Inspiration for the evening derived from the emotional and psychological narrative of Richard Dehmel’s eponymous 1896 poem, a work that prompted Schoenberg to fashion his own creative response a few years later. The central figure is a woman who, during a cold moonlit walk, confesses to her lover she is pregnant by another man; he responds that through their love the child will be theirs and thus the night is transfigured. Using this outline, Matthew Barley, cellist and director of the Mullova Ensemble, brought together musical offerings reflecting themes from the poem, interspersing them with ambient electronics – more mushy than musical – from Jasmine Morris.
Moonlit forests were sensitively evoked in a skilful arrangement for two violas of Debussy’s Clair de lune, Nils Mönkemeyer and Kinga Wojdalska adding their own compelling intensity.

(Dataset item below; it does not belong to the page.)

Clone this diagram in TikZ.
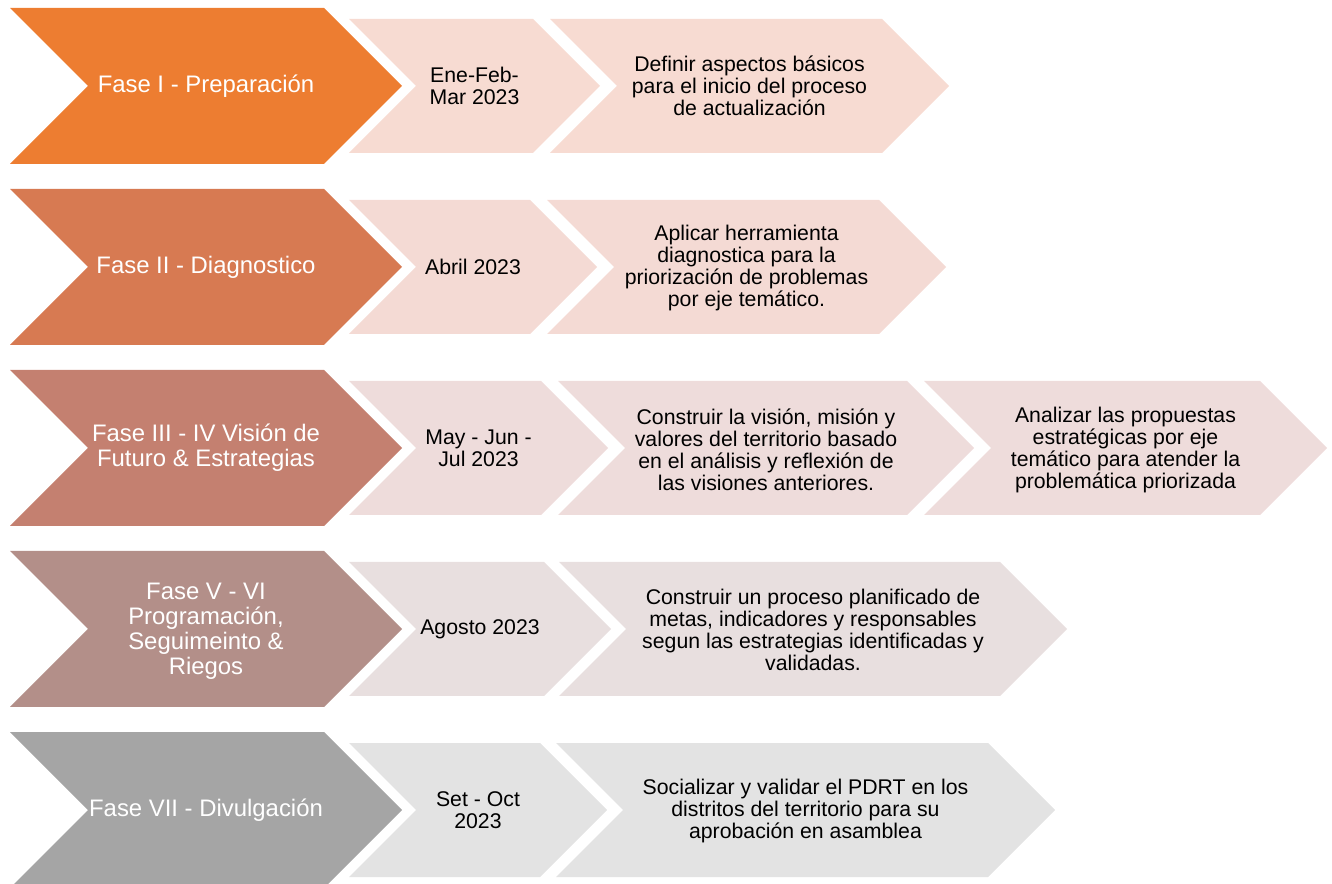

Two violins, courtesy of Viktoria Mullova and Lisa Rieder, underlined the passions and sorrows within a clutch of Bartók’s 44 Duos for Two Violins, their idiomatic playing mirrored by Chien’s expressive writhing. Intriguingly, the Bartók emerged from the last sighs of a Bach Adagio for solo violin, played with effortless musicianship and making any dance gestures redundant.

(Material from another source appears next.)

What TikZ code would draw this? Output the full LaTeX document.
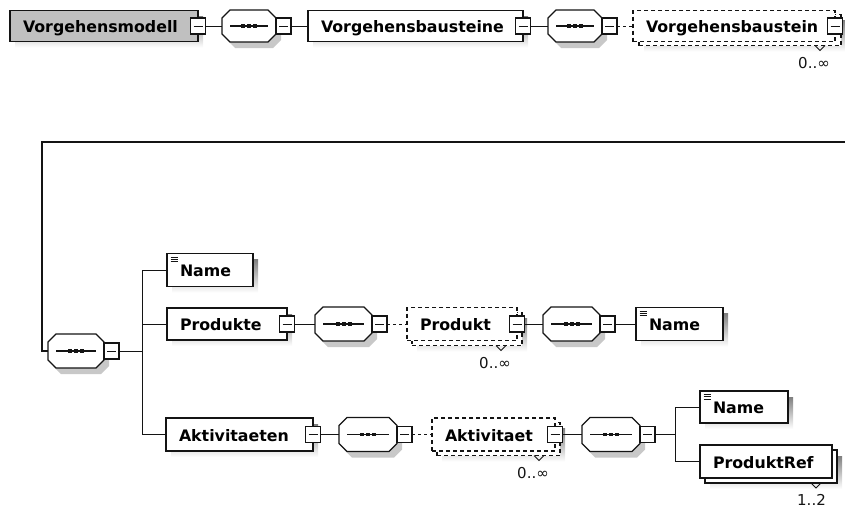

However, the movements surrounding two angst-ridden improvisatory passages were a highlight. Especially memorable within Barley’s cello soliloquy was the sudden appearance of Chien standing on the back of his chair, then slipping between the instrument and his bowing arm. Richard Dehmel’s poem is anything but humorous, but this comic interlude was very welcome. Intense feelings returned with the third movement of Janáček’s Second String Quartet, “Intimate Letters”, a 1928 work of expressionistic urgency motivated by the composer’s obsessive love for Kamila Stösslová, outlined in 600 or so letters written to her over an 11-year period. Its emotions, if not the work’s date of composition, neatly anticipated Verklärte Nacht.

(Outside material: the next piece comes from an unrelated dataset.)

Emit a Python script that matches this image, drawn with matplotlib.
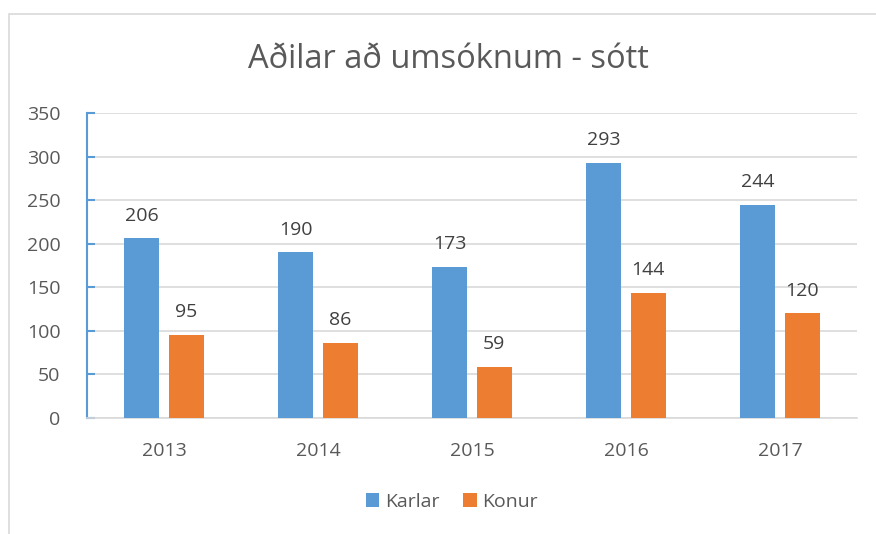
import matplotlib.pyplot as plt
import matplotlib.patches as mpatches
import numpy as np

years = ["2013", "2014", "2015", "2016", "2017"]
karlar = [206, 190, 173, 293, 244]
konur = [95, 86, 59, 144, 120]

plt.rcParams['font.family'] = ['Open Sans', 'DejaVu Sans']

fig = plt.figure(figsize=(8.76, 5.34), dpi=100)
W, H = 876, 534

# chart frame (gray border on left / top)
fig.patches.append(mpatches.Rectangle((9 / W, -0.1), 1.2, (534 - 14) / H + 0.1,
                                      transform=fig.transFigure, fill=False,
                                      edgecolor='#d9d9d9', linewidth=1.2))

ax = fig.add_axes([87 / W, (H - 418) / H, (857 - 87) / W, (418 - 113) / H])

x = np.arange(len(years))
w = 0.227
off = 0.144
b1 = ax.bar(x - off, karlar, w, color='#5b9bd5', label='Karlar', zorder=3)
b2 = ax.bar(x + off, konur, w, color='#ed7d31', label='Konur', zorder=3)

for bars in (b1, b2):
    for r in bars:
        ax.annotate(str(int(r.get_height())), (r.get_x() + r.get_width() / 2, r.get_height()),
                    xytext=(0, 10), textcoords='offset points', ha='center', va='bottom',
                    fontsize=14, color='#404040')

ax.set_xlim(-0.5, 4.5)
ax.set_ylim(0, 350)
ax.set_yticks(range(0, 351, 50))
ax.set_xticks(x)
ax.set_xticklabels(years)
ax.yaxis.grid(True, color='#d9d9d9', linewidth=1.2, zorder=0)
ax.set_axisbelow(True)

for s in ['top', 'right']:
    ax.spines[s].set_visible(False)
ax.spines['left'].set_color('#5b9bd5')
ax.spines['left'].set_linewidth(1.5)
ax.spines['bottom'].set_color('#d9d9d9')
ax.spines['bottom'].set_linewidth(1.2)

ax.tick_params(axis='y', direction='in', length=6, color='#5b9bd5', width=1.5,
               labelsize=14, labelcolor='#595959', pad=19)
ax.tick_params(axis='x', length=0, labelsize=14, labelcolor='#595959', pad=17)

fig.text(448 / W, 1 - 60 / H, 'Aðilar að umsóknum - sótt', ha='center', va='center',
         fontsize=23.5, color='#595959')

fig.legend(handles=[b1, b2], labels=['Karlar', 'Konur'], loc='center',
           bbox_to_anchor=(452 / W, 1 - 502 / H), ncol=2, frameon=False,
           fontsize=14, labelcolor='#595959', handlelength=0.7, handleheight=0.7,
           handletextpad=0.3, columnspacing=1.2)

fig.savefig('out.png', dpi=100)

The Schoenberg was one of those totally involving performances, given with concentrated intensity, its emotional dramas, internal monologues and private fears vividly conveyed. Schoenberg’s scoring is a miracle of clarity where each instrument is often given lyrical phrases, sometimes echoing the dialogue between the two lovers in the manner of a vocal duet. The players responded to the work’s rapture with demonstrable affection, at one point Mullova and Mönkemeyer playing in unison, exquisitely capturing the moment of reconciliation. Thereafter, the work’s radiant lyricism soared with an unequivocal fervour, the final section now suffused with an iridescent glow, compassion explicit. Alexander Zemlinsky told Schoenberg that it sounded as if he had taken “a still-wet version of the Tristan score and smeared it”. This account brought to the fore the genius of Schoenberg and the exceptional qualities of the Mullova Ensemble. Altogether, an absorbing evening, if one where closed eyes occasionally brought the deepest joy.